Write out the material again word for word, dropping any images it holds.

━━━━━━

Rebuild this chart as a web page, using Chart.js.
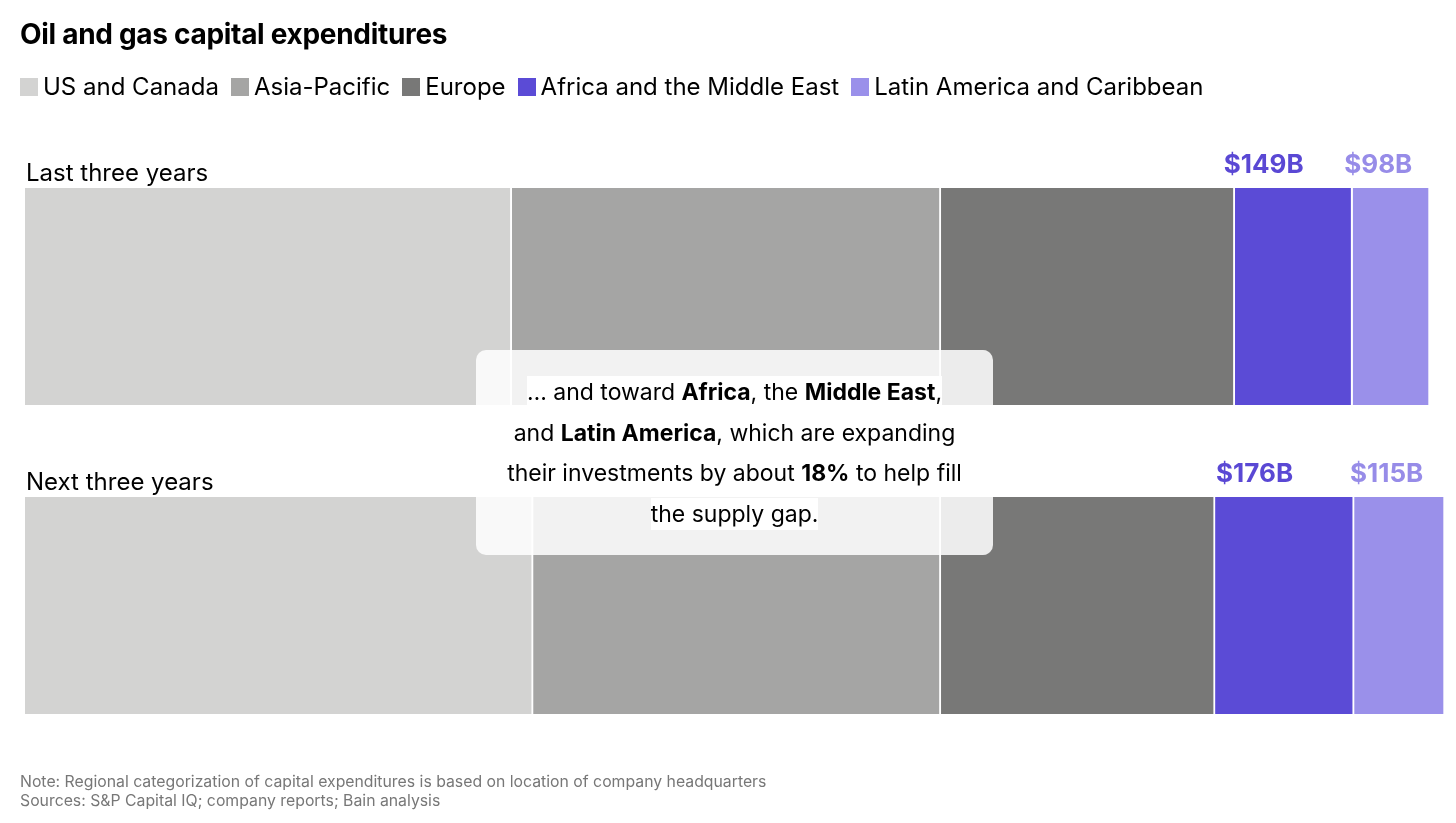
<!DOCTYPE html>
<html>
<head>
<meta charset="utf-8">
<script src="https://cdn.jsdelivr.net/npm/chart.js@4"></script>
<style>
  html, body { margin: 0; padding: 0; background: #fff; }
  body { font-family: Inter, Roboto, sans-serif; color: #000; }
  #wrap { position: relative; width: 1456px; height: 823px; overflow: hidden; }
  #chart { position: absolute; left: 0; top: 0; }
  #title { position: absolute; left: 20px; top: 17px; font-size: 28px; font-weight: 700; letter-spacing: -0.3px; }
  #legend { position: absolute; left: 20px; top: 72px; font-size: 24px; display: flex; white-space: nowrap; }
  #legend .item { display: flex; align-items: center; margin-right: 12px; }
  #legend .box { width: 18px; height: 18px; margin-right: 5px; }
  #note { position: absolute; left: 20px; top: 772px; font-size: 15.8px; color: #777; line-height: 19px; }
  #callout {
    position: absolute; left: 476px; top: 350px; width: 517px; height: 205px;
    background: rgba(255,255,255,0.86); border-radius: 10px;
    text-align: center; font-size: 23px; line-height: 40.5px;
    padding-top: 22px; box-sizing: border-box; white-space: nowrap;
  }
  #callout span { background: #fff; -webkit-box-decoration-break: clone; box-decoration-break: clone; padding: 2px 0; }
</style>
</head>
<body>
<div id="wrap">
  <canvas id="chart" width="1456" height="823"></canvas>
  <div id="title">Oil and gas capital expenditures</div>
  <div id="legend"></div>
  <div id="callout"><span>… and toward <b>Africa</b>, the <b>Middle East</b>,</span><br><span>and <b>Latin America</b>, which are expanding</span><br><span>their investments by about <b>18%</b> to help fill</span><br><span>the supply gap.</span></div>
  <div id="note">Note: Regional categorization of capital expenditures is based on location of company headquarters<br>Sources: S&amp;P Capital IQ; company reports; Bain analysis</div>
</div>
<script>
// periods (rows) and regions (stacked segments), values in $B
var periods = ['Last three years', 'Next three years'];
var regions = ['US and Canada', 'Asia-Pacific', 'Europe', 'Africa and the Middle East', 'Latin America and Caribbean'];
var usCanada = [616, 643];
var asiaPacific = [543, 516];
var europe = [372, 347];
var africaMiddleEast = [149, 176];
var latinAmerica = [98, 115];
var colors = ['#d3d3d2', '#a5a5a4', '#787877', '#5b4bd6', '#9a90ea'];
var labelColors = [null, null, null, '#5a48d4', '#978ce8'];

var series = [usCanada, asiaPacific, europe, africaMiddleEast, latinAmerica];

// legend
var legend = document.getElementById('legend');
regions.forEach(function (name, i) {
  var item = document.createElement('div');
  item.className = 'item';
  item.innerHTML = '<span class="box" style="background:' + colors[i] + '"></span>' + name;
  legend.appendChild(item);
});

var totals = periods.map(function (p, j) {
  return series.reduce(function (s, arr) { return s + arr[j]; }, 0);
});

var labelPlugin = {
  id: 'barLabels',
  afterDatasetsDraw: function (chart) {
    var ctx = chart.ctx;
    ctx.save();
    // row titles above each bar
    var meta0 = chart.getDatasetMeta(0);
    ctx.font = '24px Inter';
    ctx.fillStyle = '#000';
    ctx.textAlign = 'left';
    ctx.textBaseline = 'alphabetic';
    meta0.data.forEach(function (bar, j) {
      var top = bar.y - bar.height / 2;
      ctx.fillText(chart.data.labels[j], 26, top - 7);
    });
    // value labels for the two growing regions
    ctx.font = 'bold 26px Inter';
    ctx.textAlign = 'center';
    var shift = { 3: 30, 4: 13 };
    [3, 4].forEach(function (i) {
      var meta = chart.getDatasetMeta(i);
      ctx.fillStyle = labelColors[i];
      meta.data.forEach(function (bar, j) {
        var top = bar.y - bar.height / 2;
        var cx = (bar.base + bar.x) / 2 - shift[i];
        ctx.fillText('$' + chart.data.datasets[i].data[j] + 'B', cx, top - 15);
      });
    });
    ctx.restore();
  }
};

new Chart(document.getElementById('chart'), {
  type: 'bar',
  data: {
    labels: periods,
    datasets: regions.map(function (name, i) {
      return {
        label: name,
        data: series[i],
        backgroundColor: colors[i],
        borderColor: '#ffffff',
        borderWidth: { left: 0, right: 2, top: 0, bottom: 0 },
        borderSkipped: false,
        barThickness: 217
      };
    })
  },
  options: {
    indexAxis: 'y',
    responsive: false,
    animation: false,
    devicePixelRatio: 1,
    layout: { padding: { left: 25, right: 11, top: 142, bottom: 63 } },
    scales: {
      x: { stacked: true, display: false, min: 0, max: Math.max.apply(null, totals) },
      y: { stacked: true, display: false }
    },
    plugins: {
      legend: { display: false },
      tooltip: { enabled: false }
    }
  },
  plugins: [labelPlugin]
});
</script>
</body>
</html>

━━━━━━

Response to the task:
Rebuild this chart as a web page, using Chart.js.
<!DOCTYPE html>
<html>
<head>
<meta charset="utf-8">
<script src="https://cdn.jsdelivr.net/npm/chart.js@4"></script>
<style>
  html, body { margin: 0; padding: 0; background: #fff; }
  body { font-family: Inter, Roboto, sans-serif; color: #000; }
  #wrap { position: relative; width: 1456px; height: 823px; overflow: hidden; }
  #chart { position: absolute; left: 0; top: 0; }
  #title { position: absolute; left: 20px; top: 17px; font-size: 28px; font-weight: 700; letter-spacing: -0.3px; }
  #legend { position: absolute; left: 20px; top: 72px; font-size: 24px; display: flex; white-space: nowrap; }
  #legend .item { display: flex; align-items: center; margin-right: 12px; }
  #legend .box { width: 18px; height: 18px; margin-right: 5px; }
  #note { position: absolute; left: 20px; top: 772px; font-size: 15.8px; color: #777; line-height: 19px; }
  #callout {
    position: absolute; left: 476px; top: 350px; width: 517px; height: 205px;
    background: rgba(255,255,255,0.86); border-radius: 10px;
    text-align: center; font-size: 23px; line-height: 40.5px;
    padding-top: 22px; box-sizing: border-box; white-space: nowrap;
  }
  #callout span { background: #fff; -webkit-box-decoration-break: clone; box-decoration-break: clone; padding: 2px 0; }
</style>
</head>
<body>
<div id="wrap">
  <canvas id="chart" width="1456" height="823"></canvas>
  <div id="title">Oil and gas capital expenditures</div>
  <div id="legend"></div>
  <div id="callout"><span>… and toward <b>Africa</b>, the <b>Middle East</b>,</span><br><span>and <b>Latin America</b>, which are expanding</span><br><span>their investments by about <b>18%</b> to help fill</span><br><span>the supply gap.</span></div>
  <div id="note">Note: Regional categorization of capital expenditures is based on location of company headquarters<br>Sources: S&amp;P Capital IQ; company reports; Bain analysis</div>
</div>
<script>
// periods (rows) and regions (stacked segments), values in $B
var periods = ['Last three years', 'Next three years'];
var regions = ['US and Canada', 'Asia-Pacific', 'Europe', 'Africa and the Middle East', 'Latin America and Caribbean'];
var usCanada = [616, 643];
var asiaPacific = [543, 516];
var europe = [372, 347];
var africaMiddleEast = [149, 176];
var latinAmerica = [98, 115];
var colors = ['#d3d3d2', '#a5a5a4', '#787877', '#5b4bd6', '#9a90ea'];
var labelColors = [null, null, null, '#5a48d4', '#978ce8'];

var series = [usCanada, asiaPacific, europe, africaMiddleEast, latinAmerica];

// legend
var legend = document.getElementById('legend');
regions.forEach(function (name, i) {
  var item = document.createElement('div');
  item.className = 'item';
  item.innerHTML = '<span class="box" style="background:' + colors[i] + '"></span>' + name;
  legend.appendChild(item);
});

var totals = periods.map(function (p, j) {
  return series.reduce(function (s, arr) { return s + arr[j]; }, 0);
});

var labelPlugin = {
  id: 'barLabels',
  afterDatasetsDraw: function (chart) {
    var ctx = chart.ctx;
    ctx.save();
    // row titles above each bar
    var meta0 = chart.getDatasetMeta(0);
    ctx.font = '24px Inter';
    ctx.fillStyle = '#000';
    ctx.textAlign = 'left';
    ctx.textBaseline = 'alphabetic';
    meta0.data.forEach(function (bar, j) {
      var top = bar.y - bar.height / 2;
      ctx.fillText(chart.data.labels[j], 26, top - 7);
    });
    // value labels for the two growing regions
    ctx.font = 'bold 26px Inter';
    ctx.textAlign = 'center';
    var shift = { 3: 30, 4: 13 };
    [3, 4].forEach(function (i) {
      var meta = chart.getDatasetMeta(i);
      ctx.fillStyle = labelColors[i];
      meta.data.forEach(function (bar, j) {
        var top = bar.y - bar.height / 2;
        var cx = (bar.base + bar.x) / 2 - shift[i];
        ctx.fillText('$' + chart.data.datasets[i].data[j] + 'B', cx, top - 15);
      });
    });
    ctx.restore();
  }
};

new Chart(document.getElementById('chart'), {
  type: 'bar',
  data: {
    labels: periods,
    datasets: regions.map(function (name, i) {
      return {
        label: name,
        data: series[i],
        backgroundColor: colors[i],
        borderColor: '#ffffff',
        borderWidth: { left: 0, right: 2, top: 0, bottom: 0 },
        borderSkipped: false,
        barThickness: 217
      };
    })
  },
  options: {
    indexAxis: 'y',
    responsive: false,
    animation: false,
    devicePixelRatio: 1,
    layout: { padding: { left: 25, right: 11, top: 142, bottom: 63 } },
    scales: {
      x: { stacked: true, display: false, min: 0, max: Math.max.apply(null, totals) },
      y: { stacked: true, display: false }
    },
    plugins: {
      legend: { display: false },
      tooltip: { enabled: false }
    }
  },
  plugins: [labelPlugin]
});
</script>
</body>
</html>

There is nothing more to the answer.